Meski vaksin itu bisa didapatkan di rumah sakit swasta, ia menyarankan masyarakat menerapkan pola 3M Plus, sebab penerapannya akan lebih efektif mencegah DBD ketimbang penggunaan vaksin. Belum lagi dari sisi harga yang cukup mahal, juga belum menjadi kebijakan pemerintah.

"Mohon maaf ya, mungkin akan mubazir pembiayaannya dibandingkan kita melakukan gerakan 3M Plus, yakni menguras, menutup tempat penampungan air, mengolah barang bekas yang dapat menjadi tempat perkembangbiakan nyamuk, serta memelihara hewan pemakan jentik di tempat penampungan dan menanam tanaman yang tidak disukai nyamuk ketimbang menggunakan vaksin DBD," ujar Vini dalam pesan singkatnya di Bandung, Selasa.

Baca juga: Dinkes Jabar: 3M Plus mutlak dilakukan untuk putuskan mata rantai DBD

Sementara itu, Kepala Staf Kedokteran Anak Rumah Sakit Hasan Sadikin (RSHS), Djatnika Setiabudi menambahkan vaksin tersebut sejatinya sudah bisa didapat masyarakat di tempat praktik dokter atau rumah sakit swasta.

Diakuinya, dari sisi harga memang cenderung mahal, dengan biaya Rp300-Rp350 ribu untuk sekali suntik vaksin DBD atau sekitar Rp550 ribu untuk satu paket, yakni dua kali suntik.

"Jadi, memang dua kali suntik, jaraknya (dari suntik pertama ke kedua) tiga bulan.
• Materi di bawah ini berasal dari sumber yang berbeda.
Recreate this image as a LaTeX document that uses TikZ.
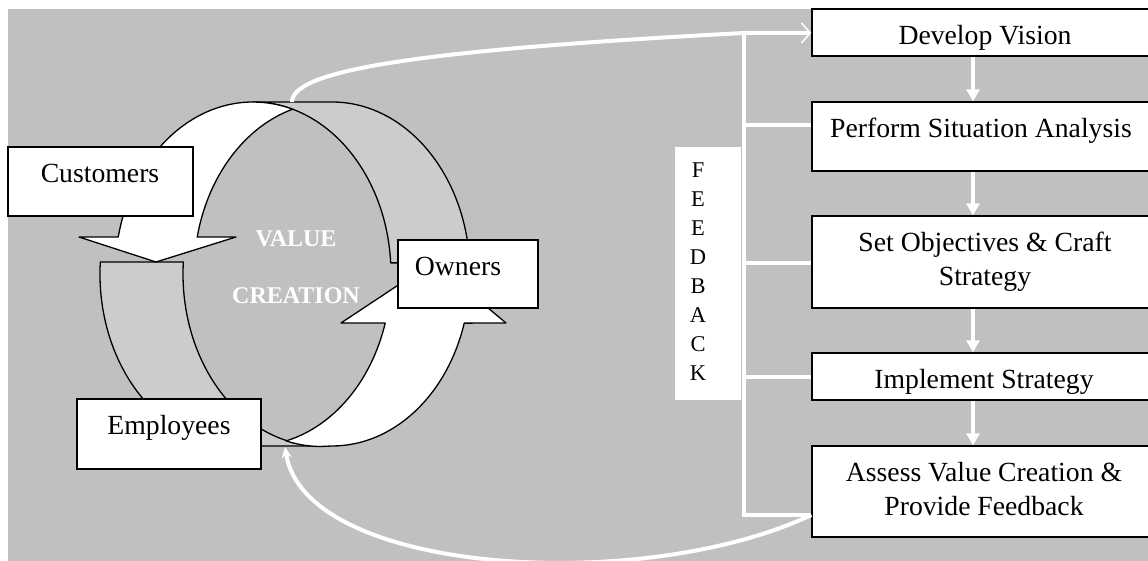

Jadi sama seperti vaksin COVID-19," ucapnya.

Mengenai efektivitasnya, Djatnika mengungkapkan dari dua kali suntik vaksin DBD tersebut, mampu menjaga kekebalan hingga 48 bulan atau tiga tahun.

Sejauh ini, lanjutnya, vaksin DBD telah teruji dalam menurunkan angka sakit dan dirawat akibat penyakit dari nyamuk aedes aegypti tersebut.
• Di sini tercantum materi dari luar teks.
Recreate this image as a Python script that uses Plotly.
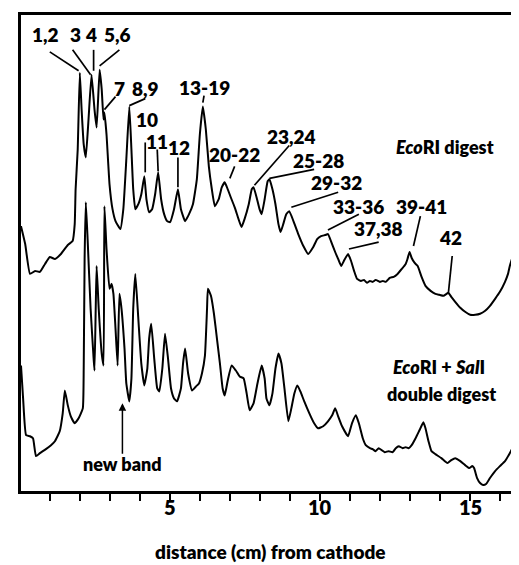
import plotly.graph_objects as go

# Densitometer scans: distance (cm) from cathode vs. relative absorbance (arbitrary units)
ecori_cm = [0.03, 0.17, 0.33, 0.50, 0.66, 0.83, 0.99, 1.16, 1.36, 1.59, 1.75, 1.82, 1.85, 1.92, 1.99,
            2.05, 2.12, 2.19, 2.28, 2.38, 2.48, 2.55, 2.65, 2.72, 2.78, 2.81, 2.88, 2.98, 3.08, 3.18,
            3.34, 3.44, 3.54, 3.64, 3.71, 3.77, 3.84, 3.94, 4.04, 4.14, 4.21, 4.30, 4.40, 4.50, 4.60,
            4.70, 4.80, 4.90, 5.00, 5.13, 5.26, 5.36, 5.50, 5.63, 5.76, 5.89, 5.99, 6.09, 6.19, 6.29,
            6.39, 6.49, 6.62, 6.72, 6.82, 6.92, 7.02, 7.15, 7.28, 7.38, 7.48, 7.62, 7.72, 7.78, 7.88,
            7.98, 8.05, 8.15, 8.25, 8.31, 8.41, 8.51, 8.61, 8.68, 8.77, 8.87, 8.97, 9.11, 9.27, 9.44,
            9.60, 9.77, 9.90, 10.03, 10.17, 10.26, 10.36, 10.50, 10.60, 10.70, 10.79, 10.93, 11.03, 11.13, 11.23,
            11.36, 11.46, 11.56, 11.66, 11.75, 11.85, 11.99, 12.09, 12.19, 12.32, 12.45, 12.58, 12.72, 12.85, 12.91,
            12.98, 13.05, 13.15, 13.25, 13.38, 13.51, 13.68, 13.84, 13.97, 14.11, 14.21, 14.27, 14.37, 14.50, 14.67,
            14.83, 15.00, 15.17, 15.33, 15.50, 15.66, 15.83, 15.99, 16.16, 16.26, 16.32, 16.39, 16.42, 16.46, 16.49,
            16.56, 16.62]
ecori_abs = [26.6, 24.8, 21.8, 22.1, 22.0, 22.8, 23.5, 23.3, 23.8, 24.7, 25.1, 26.8, 30.3, 34.3, 42.0,
             38.3, 34.8, 33.5, 37.3, 41.8, 38.3, 36.5, 42.3, 40.3, 37.3, 38.0, 35.8, 30.8, 28.3, 27.1,
             26.3, 28.3, 33.3, 38.6, 34.3, 30.3, 28.3, 28.8, 29.8, 31.6, 29.3, 28.0, 28.3, 29.8, 32.0,
             29.3, 27.8, 27.1, 27.0, 28.3, 30.3, 28.3, 27.1, 27.8, 28.8, 31.3, 35.8, 38.6, 36.3, 32.6,
             30.3, 28.6, 29.3, 30.5, 31.0, 30.3, 29.5, 28.5, 27.3, 26.5, 27.3, 28.8, 30.3, 30.5, 29.5,
             28.3, 27.8, 29.3, 31.1, 31.3, 30.3, 28.8, 26.8, 26.0, 26.8, 27.8, 28.1, 27.1, 25.8, 24.6,
             23.8, 24.5, 25.3, 25.6, 25.7, 25.8, 25.1, 24.0, 23.3, 22.6, 23.1, 23.8, 23.1, 22.1, 21.3,
             21.1, 21.2, 20.9, 21.1, 21.0, 21.2, 21.0, 21.1, 21.0, 21.4, 21.5, 21.8, 22.3, 22.8, 23.3,
             24.0, 23.4, 22.9, 22.6, 21.5, 20.6, 20.1, 19.8, 19.7, 19.6, 19.8, 19.9, 19.5, 19.0, 18.4,
             18.0, 17.7, 17.7, 17.8, 18.1, 18.6, 19.3, 20.0, 21.0, 21.8, 22.6, 23.3, 23.7, 23.1, 22.8,
             23.8, 24.8]

double_cm = [0.03, 0.10, 0.20, 0.33, 0.43, 0.53, 0.66, 0.86, 1.03, 1.16, 1.32, 1.42, 1.49, 1.59, 1.69,
             1.82, 1.95, 2.09, 2.12, 2.15, 2.19, 2.25, 2.35, 2.45, 2.48, 2.52, 2.55, 2.62, 2.72, 2.78,
             2.81, 2.88, 2.98, 3.05, 3.11, 3.18, 3.25, 3.31, 3.38, 3.48, 3.54, 3.64, 3.71, 3.77, 3.84,
             3.94, 4.04, 4.14, 4.24, 4.30, 4.37, 4.47, 4.57, 4.64, 4.74, 4.83, 4.93, 5.03, 5.13, 5.23,
             5.36, 5.43, 5.50, 5.60, 5.73, 5.86, 5.96, 6.06, 6.16, 6.23, 6.26, 6.36, 6.46, 6.56, 6.66,
             6.75, 6.82, 6.92, 7.05, 7.19, 7.32, 7.45, 7.55, 7.65, 7.78, 7.91, 8.05, 8.15, 8.21, 8.31,
             8.41, 8.51, 8.61, 8.71, 8.81, 8.94, 9.04, 9.14, 9.24, 9.34, 9.47, 9.64, 9.80, 9.93, 10.10,
             10.26, 10.40, 10.50, 10.60, 10.73, 10.93, 11.06, 11.19, 11.29, 11.42, 11.52, 11.66, 11.75, 11.85, 11.95,
             12.05, 12.15, 12.28, 12.42, 12.52, 12.62, 12.75, 12.85, 12.95, 13.05, 13.18, 13.31, 13.44, 13.51, 13.61,
             13.71, 13.84, 14.04, 14.24, 14.37, 14.50, 14.67, 14.83, 14.97, 15.07, 15.13, 15.23, 15.33, 15.43, 15.53,
             15.66, 15.83, 15.99, 16.16, 16.32, 16.49, 16.66]
double_abs = [12.6, 9.3, 5.6, 5.5, 5.3, 3.5, 3.8, 4.2, 4.6, 5.0, 6.0, 7.8, 10.1, 8.6, 7.5,
              6.8, 7.3, 8.3, 12.3, 23.3, 29.0, 25.3, 18.3, 13.3, 12.1, 18.3, 22.6, 18.3, 13.8, 12.6,
              28.6, 24.3, 20.3, 20.8, 19.8, 16.3, 12.6, 19.8, 18.3, 14.3, 10.8, 9.0, 11.3, 18.3, 21.8,
              17.3, 12.8, 10.6, 12.3, 15.3, 16.8, 13.3, 10.3, 10.0, 12.3, 15.8, 13.3, 10.3, 9.3, 9.0,
              10.3, 12.8, 14.3, 11.8, 10.1, 10.5, 10.8, 11.8, 13.6, 18.3, 20.3, 19.6, 17.8, 15.3, 12.8,
              10.3, 9.6, 11.1, 12.6, 12.1, 11.5, 11.3, 9.8, 8.1, 8.8, 10.8, 12.6, 11.3, 9.3, 8.6,
              9.8, 12.3, 13.8, 12.8, 10.3, 7.0, 8.3, 9.8, 10.6, 10.0, 9.0, 7.8, 6.8, 6.3, 6.5,
              7.0, 7.6, 8.3, 7.5, 6.5, 5.5, 6.8, 7.6, 6.8, 5.3, 4.6, 4.3, 4.2, 4.0, 4.3,
              4.1, 3.9, 4.0, 3.9, 4.3, 4.5, 4.3, 4.4, 4.3, 4.6, 5.3, 6.1, 6.9, 6.3, 5.0,
              4.0, 3.7, 3.3, 2.8, 3.1, 3.3, 3.0, 2.6, 2.3, 2.5, 2.3, 1.3, 0.8, 0.6, 0.7,
              1.3, 2.0, 2.5, 3.0, 3.8, 4.8, 6.0]

# Band labels: text, label position (cm, abs), leader line start and end (cm, abs)
band_labels = ["1,2", "3", "4", "5,6", "7", "8,9", "10", "11", "12", "13-19", "20-22",
               "23,24", "25-28", "29-32", "33-36", "37,38", "39-41", "42"]
label_cm = [0.83, 1.85, 2.35, 3.25, 3.31, 4.17, 4.24, 4.57, 5.30, 6.16, 7.15,
            9.04, 9.93, 10.56, 11.29, 11.95, 13.38, 14.34]
label_abs = [45.8, 45.8, 45.8, 45.8, 40.4, 40.4, 37.3, 35.1, 34.5, 40.5, 33.8,
             35.6, 33.2, 31.0, 28.6, 26.4, 28.6, 25.5]
lead_x0 = [0.99, 1.75, 2.45, 3.31, 3.18, 4.17, 4.17, 4.57, 5.26, 6.13, 7.15,
           8.97, 9.80, 10.60, 11.29, 11.95, 13.34, 14.40]
lead_y0 = [44.1, 44.3, 44.3, 44.3, 39.6, 39.4, 35.0, 34.3, 33.5, 39.7, 32.6,
           34.7, 32.3, 30.0, 27.8, 25.0, 27.6, 23.6]
lead_x1 = [1.95, 2.35, 2.45, 2.65, 2.81, 3.64, 4.17, 4.60, 5.26, 6.09, 6.99,
           7.81, 8.31, 9.04, 10.26, 10.96, 13.11, 14.27]
lead_y1 = [42.2, 41.8, 42.2, 42.7, 38.3, 38.7, 32.0, 32.1, 30.5, 39.0, 31.4,
           30.7, 31.4, 28.5, 26.2, 24.3, 24.6, 19.8]

tick_vals = list(range(1, 17))
labelled_ticks = [5, 10, 15]

FONT = "Lato"
fig = go.Figure()
fig.add_trace(go.Scatter(x=ecori_cm, y=ecori_abs, mode="lines",
                         line=dict(color="black", width=2, shape="spline", smoothing=0.4),
                         hoverinfo="skip"))
fig.add_trace(go.Scatter(x=double_cm, y=double_abs, mode="lines",
                         line=dict(color="black", width=2, shape="spline", smoothing=0.4),
                         hoverinfo="skip"))

for i, t in enumerate(band_labels):
    fig.add_annotation(x=label_cm[i], y=label_abs[i], text=t, showarrow=False,
                       font=dict(family=FONT, size=19, color="black", weight=800))
    fig.add_shape(type="line", x0=lead_x0[i], y0=lead_y0[i], x1=lead_x1[i], y1=lead_y1[i],
                  line=dict(color="black", width=1.7))

# tick labels placed just under the short ticks
for v in labelled_ticks:
    fig.add_annotation(x=v, y=-0.062, xref="x", yref="paper", text=str(v), showarrow=False,
                       font=dict(family=FONT, size=20, color="black", weight=800))

fig.add_annotation(x=14.17, y=34.5, text="<i>Eco</i>RI digest", showarrow=False,
                   font=dict(family=FONT, size=18, color="black", weight=800))
fig.add_annotation(x=13.97, y=12.5, text="<i>Eco</i>RI + <i>Sal</i>I", showarrow=False,
                   font=dict(family=FONT, size=18, color="black", weight=800))
fig.add_annotation(x=14.04, y=9.7, text="double digest", showarrow=False,
                   font=dict(family=FONT, size=18, color="black", weight=800))
fig.add_annotation(x=3.41, y=2.7, text="new band", showarrow=False,
                   font=dict(family=FONT, size=18, color="black", weight=800))
fig.add_annotation(x=3.41, y=8.8, ax=3.41, ay=3.6, axref="x", ayref="y", text="",
                   showarrow=True, arrowhead=2, arrowsize=1, arrowwidth=1.5, arrowcolor="black")
fig.add_annotation(x=0.5, y=-0.156, xref="paper", yref="paper", text="distance (cm) from cathode",
                   showarrow=False, font=dict(family=FONT, size=19, color="black", weight=800))

fig.update_layout(
    width=519, height=565, autosize=False,
    margin=dict(l=13, r=4, t=5, b=82),
    paper_bgcolor="white", plot_bgcolor="white",
    showlegend=False,
    xaxis=dict(range=[0.03, 16.66], showgrid=False, zeroline=False,
               showline=True, linecolor="black", linewidth=2.5, mirror=True,
               ticks="outside", ticklen=7, tickwidth=2, tickcolor="black",
               tickvals=tick_vals, showticklabels=False),
    yaxis=dict(range=[0, 47.8], showgrid=False, zeroline=False,
               showline=True, linecolor="black", linewidth=2.5, mirror=True,
               showticklabels=False, ticks=""),
)
fig.write_html("out.html")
"Sekarang sudah fase empat penelitiannya, izin edar dari BPOM sudah ada. Kendalanya, biayanya masih mahal dan belum tersedia di (rumah sakit) pemerintah. Hanya di beberapa rumah sakit swasta," ucapnya.

Baca juga: Faskes Jabar diinstruksikan siaga antisipasi peningkatan kasus DBD

Baca juga: Tiga daerah di Jabar tertinggi kasus dengue nasional

Lebih lanjut, Djatnika mengungkapkan bahwa vaksin DBD ini masih dalam tahap penelitian lebih lanjut, layaknya vaksin COVID-19.

"Setelah 48 bulan (kekebalan dari vaksin), dilakukan penelitian lagi. Tinggal berapa persen kekebalannya. Ini sedang dikembangkan lagi, perlu penguat (booster) atau enggak," tuturnya.